Ben Buchwalter


How Restorative is Rwanda’s Justice?
November 22, 2009, 5:55 pm
Filed under: Crime and Justice, Foreign Affairs, Mother Jones, Race | Tags: , ,

July 17, 2009

Back in July, the US loaned Rwanda $44 million to continue its multi-layered restorative justice system that was implemented to help the central African country come to terms with the 1994 genocide which killed more than 800,000 Tutsis and moderate Hutus. Unfortunately, as I wrote for Mother Jones, this admirable goal has so far not lived up to its potential because the Tutsi-led government has too often used it for revenge rather than justice.
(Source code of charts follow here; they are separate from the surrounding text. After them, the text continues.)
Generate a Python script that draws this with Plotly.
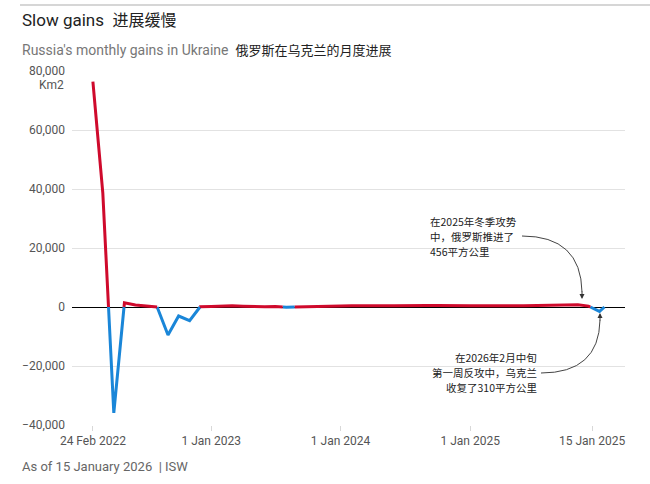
import pandas as pd
import plotly.graph_objects as go

# ---------------- data ----------------
dates = (list(pd.date_range("2022-02-01", "2026-01-01", freq="MS").strftime("%Y-%m-%d"))
         + ["2026-01-15"])
gains = [
    # 2022 Feb..Dec
    76400, 38600, -35900, 1450, 700, 400, 100, -9500, -3050, -4600, 100,
    # 2023
    200, 350, 400, 250, 150, 100, 200, -100, 30, 150, 200, 250,
    # 2024
    300, 400, 350, 300, 400, 450, 400, 450, 500, 550, 600, 500,
    # 2025
    450, 400, 350, 300, 400, 450, 500, 500, 450, 700, 750, 300,
    # 2026
    -1500, 0,
]
tick_vals = ["2022-02-01", "2023-01-01", "2024-01-01", "2025-01-01", "2025-12-11"]
tick_text = ["24 Feb 2022", "1 Jan 2023", "1 Jan 2024", "1 Jan 2025", "15 Jan 2025"]
y_ticks = [-40000, -20000, 0, 20000, 40000, 60000, 80000]
note_top = ["在2025年冬季攻势", "中，俄罗斯推进了", "456平方公里"]
note_bottom = ["在2026年2月中旬", "第一周反攻中，乌克兰", "收复了310平方公里"]

RED = "#cf0a2c"
BLUE = "#1a86d8"
FONT = "Roboto, 'Noto Sans CJK SC', sans-serif"
CJK = "'Noto Sans CJK SC', Roboto, sans-serif"

# ---------- split line into positive / negative coloured pieces ----------
ts = pd.to_datetime(pd.Series(dates))
tn = ts.astype("int64").tolist()
pts = []
for i in range(len(gains)):
    pts.append((tn[i], gains[i]))
    if i < len(gains) - 1 and gains[i] * gains[i + 1] < 0:
        f = gains[i] / (gains[i] - gains[i + 1])
        pts.append((tn[i] + f * (tn[i + 1] - tn[i]), 0.0))

traces = {"pos": ([], [], [None]), "neg": ([], [], [None])}
for k in range(len(pts) - 1):
    a, b = pts[k], pts[k + 1]
    key = "pos" if (a[1] + b[1]) > 0 else "neg"
    xs, ys, last = traces[key]
    if last[0] != k:
        if xs:
            xs.append(None); ys.append(None)
        xs.append(a[0]); ys.append(a[1])
    xs.append(b[0]); ys.append(b[1])
    last[0] = k + 1

def to_dt(v):
    return None if v is None else pd.Timestamp(int(v)).strftime("%Y-%m-%d %H:%M:%S")

fig = go.Figure()
for key, col in (("neg", BLUE), ("pos", RED)):
    xs, ys, _ = traces[key]
    fig.add_trace(go.Scatter(x=[to_dt(v) for v in xs], y=ys, mode="lines",
                             line=dict(color=col, width=3), connectgaps=False,
                             hoverinfo="skip", showlegend=False))

# ---------------- layout ----------------
L, R, T, B = 72, 25, 71, 59
W, H = 650, 484
PW, PH = W - L - R, H - T - B

def px(x):
    return (x - L) / PW

def py(y):
    return (H - B - y) / PH

fig.update_layout(
    width=W, height=H,
    margin=dict(l=L, r=R, t=T, b=B),
    paper_bgcolor="white", plot_bgcolor="white",
    font=dict(family=FONT, color="#555", size=12),
    xaxis=dict(type="date", range=["2021-12-04", "2026-03-14"],
               tickvals=tick_vals, ticktext=tick_text,
               showgrid=False, zeroline=False, showline=False,
               ticks="outside", ticklen=5, tickcolor="#d8d8d8",
               tickfont=dict(size=12, color="#555")),
    yaxis=dict(range=[-40000, 80000], tickvals=y_ticks,
               tickformat=",", showgrid=True, gridcolor="#e2e2e2", gridwidth=1,
               zeroline=True, zerolinecolor="#000", zerolinewidth=1,
               showline=False, ticks="", ticklabelstandoff=6,
               tickfont=dict(size=12, color="#555")),
)

# rule at top
fig.add_shape(type="line", xref="paper", yref="paper",
              x0=px(20), x1=px(650), y0=py(5), y1=py(5),
              line=dict(color="#d6d6d6", width=2))

ann = []
ann.append(dict(text="Slow gains  <span style='font-size:16px'>进展缓慢</span>",
                x=px(20), y=py(20), xanchor="left",
                yanchor="middle", font=dict(size=17, color="#222", family=FONT)))
ann.append(dict(text="Russia's monthly gains in Ukraine  "
                     "<span style='color:#222;font-size:13px'>俄罗斯在乌克兰的月度进展</span>",
                x=px(20), y=py(50), xanchor="left", yanchor="middle",
                font=dict(size=14, color="#777", family=FONT)))
ann.append(dict(text="Km2", x=px(66), y=py(85), xanchor="right", yanchor="middle",
                font=dict(size=12, color="#555", family=FONT)))
ann.append(dict(text="As of 15 January 2026  | ISW", x=px(20), y=py(466), xanchor="left",
                yanchor="middle", font=dict(size=13, color="#666", family=FONT)))
for i, line in enumerate(note_top):
    ann.append(dict(text=line, x=px(428), y=py(221 + 15 * i), xanchor="left",
                    yanchor="middle", font=dict(size=10.5, color="#222", family=CJK)))
for i, line in enumerate(note_bottom):
    ann.append(dict(text=line, x=px(539), y=py(357 + 15 * i), xanchor="right",
                    yanchor="middle", font=dict(size=10.5, color="#222", family=CJK)))
for a in ann:
    a.update(xref="paper", yref="paper", showarrow=False)

# arrowheads
ann.append(dict(x=px(582), y=py(299), xref="paper", yref="paper", ax=0, ay=-9,
                showarrow=True, arrowhead=2, arrowsize=1, arrowwidth=1,
                arrowcolor="#333", text=""))
ann.append(dict(x=px(600), y=py(313), xref="paper", yref="paper", ax=0, ay=9,
                showarrow=True, arrowhead=2, arrowsize=1, arrowwidth=1,
                arrowcolor="#333", text=""))
fig.update_layout(annotations=ann)

# curved connectors
def curve(p0, c, p1):
    return "M {},{} Q {},{} {},{}".format(px(p0[0]), py(p0[1]), px(c[0]), py(c[1]),
                                         px(p1[0]), py(p1[1]))

fig.add_shape(type="path", xref="paper", yref="paper",
              path=curve((522, 236), (581, 236), (582, 292)),
              line=dict(color="#444", width=1))
fig.add_shape(type="path", xref="paper", yref="paper",
              path=curve((541, 373), (599, 373), (600, 320)),
              line=dict(color="#444", width=1))

fig.write_html("out.html")
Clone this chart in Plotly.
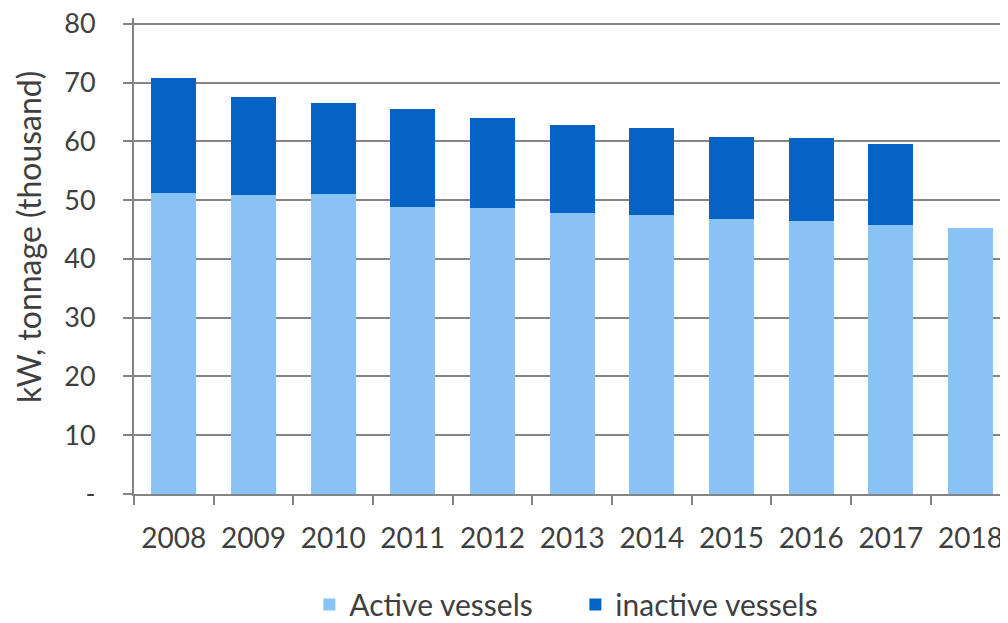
import plotly.graph_objects as go

years = ["2008", "2009", "2010", "2011", "2012", "2013", "2014", "2015", "2016", "2017", "2018"]
active_vessels = [51.3, 50.9, 51.0, 48.9, 48.6, 47.8, 47.5, 46.8, 46.5, 45.8, 45.3]
inactive_vessels = [19.5, 16.7, 15.6, 16.7, 15.3, 15.0, 14.7, 14.0, 14.0, 13.8, 0]
y_tick_vals = [0, 10, 20, 30, 40, 50, 60, 70, 80]
y_tick_text = ["-", "10", "20", "30", "40", "50", "60", "70", "80"]
y_title = "kW, tonnage (thousand)"

LIGHT = "#8AC3F6"
DARK = "#0563C6"
GRID = "#848484"
TXT = "#3F3F3F"
FONT = "Lato"

fig = go.Figure()
fig.add_trace(go.Bar(x=years, y=active_vessels, name="Active vessels",
                     marker=dict(color=LIGHT, line=dict(width=0))))
fig.add_trace(go.Bar(x=years, y=inactive_vessels, name="inactive vessels",
                     marker=dict(color=DARK, line=dict(width=0))))

# page body has an 8px margin, so the figure is 8px smaller and shifted
fig.update_layout(
    width=1000, height=615,
    barmode="stack", bargap=0.435,
    paper_bgcolor="white", plot_bgcolor="white",
    margin=dict(l=126, r=0, t=10, b=129, autoexpand=False),
    font=dict(family=FONT, color=TXT, size=26),
    showlegend=True,
    legend=dict(orientation="h", x=0.505, xanchor="center", y=-0.232, yanchor="middle",
                traceorder="normal", font=dict(size=30, color=TXT),
                itemwidth=30, entrywidth=221, entrywidthmode="pixels"),
    annotations=[dict(text=y_title, xref="paper", yref="paper",
                      x=-0.12, y=0.54, xanchor="center", yanchor="middle",
                      textangle=-90, showarrow=False,
                      font=dict(size=32, color=TXT, family=FONT))],
)
fig.update_xaxes(
    type="category", range=[-0.5, 10.47], automargin=False,
    showline=True, linecolor=GRID, linewidth=2,
    ticks="outside", tickson="boundaries", ticklen=9, tickwidth=2, tickcolor=GRID,
    tickfont=dict(size=28, color=TXT), ticklabelstandoff=18,
    ticklabeloverflow="allow",
    showgrid=False,
)
fig.update_yaxes(
    range=[0, 81], tickvals=y_tick_vals, ticktext=y_tick_text, automargin=False,
    showline=True, linecolor=GRID, linewidth=2,
    ticks="outside", ticklen=9, tickwidth=2, tickcolor=GRID,
    tickfont=dict(size=27, color=TXT), ticklabelstandoff=22,
    ticklabeloverflow="allow",
    showgrid=True, gridcolor=GRID, gridwidth=2,
    zeroline=False,
)

fig.write_html("out.html")
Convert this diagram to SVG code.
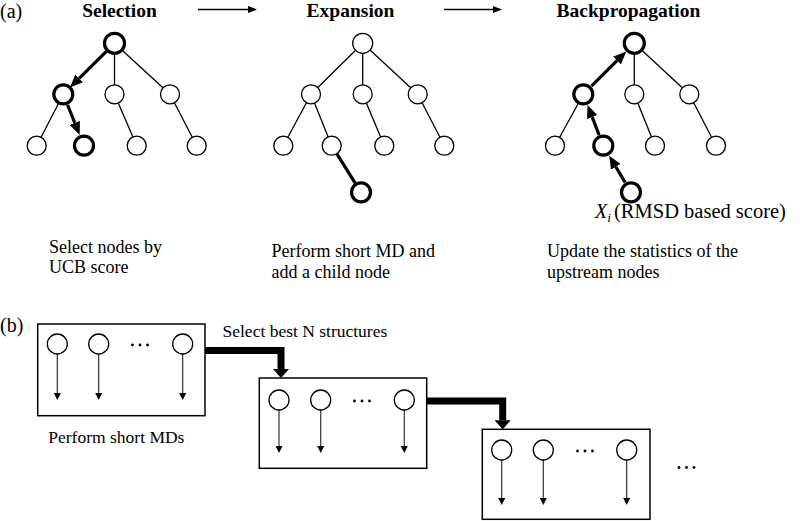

A preview:

Gacaca, literally “on the grass,” is a restorative system which allows perpetrators responsible for crimes including isolated murder and destruction of property during the genocide to decrease their prison sentences if they plead guilty, apologize, and agree to supplement their shortened jail time with community service. But the gacaca courts have been instructed by the RPF to focus only on crimes that occurred during a limited timeframe, most of which were committed by Hutus. During the protracted civil war that preceded the genocide, though, The Tutsi Rwandan Patriotic Army was also responsible for murder, rape, and destruction of Hutu property. Also, gacaca judges are untrained and elected by the community, which raises concerns about international standards of due process and impartiality.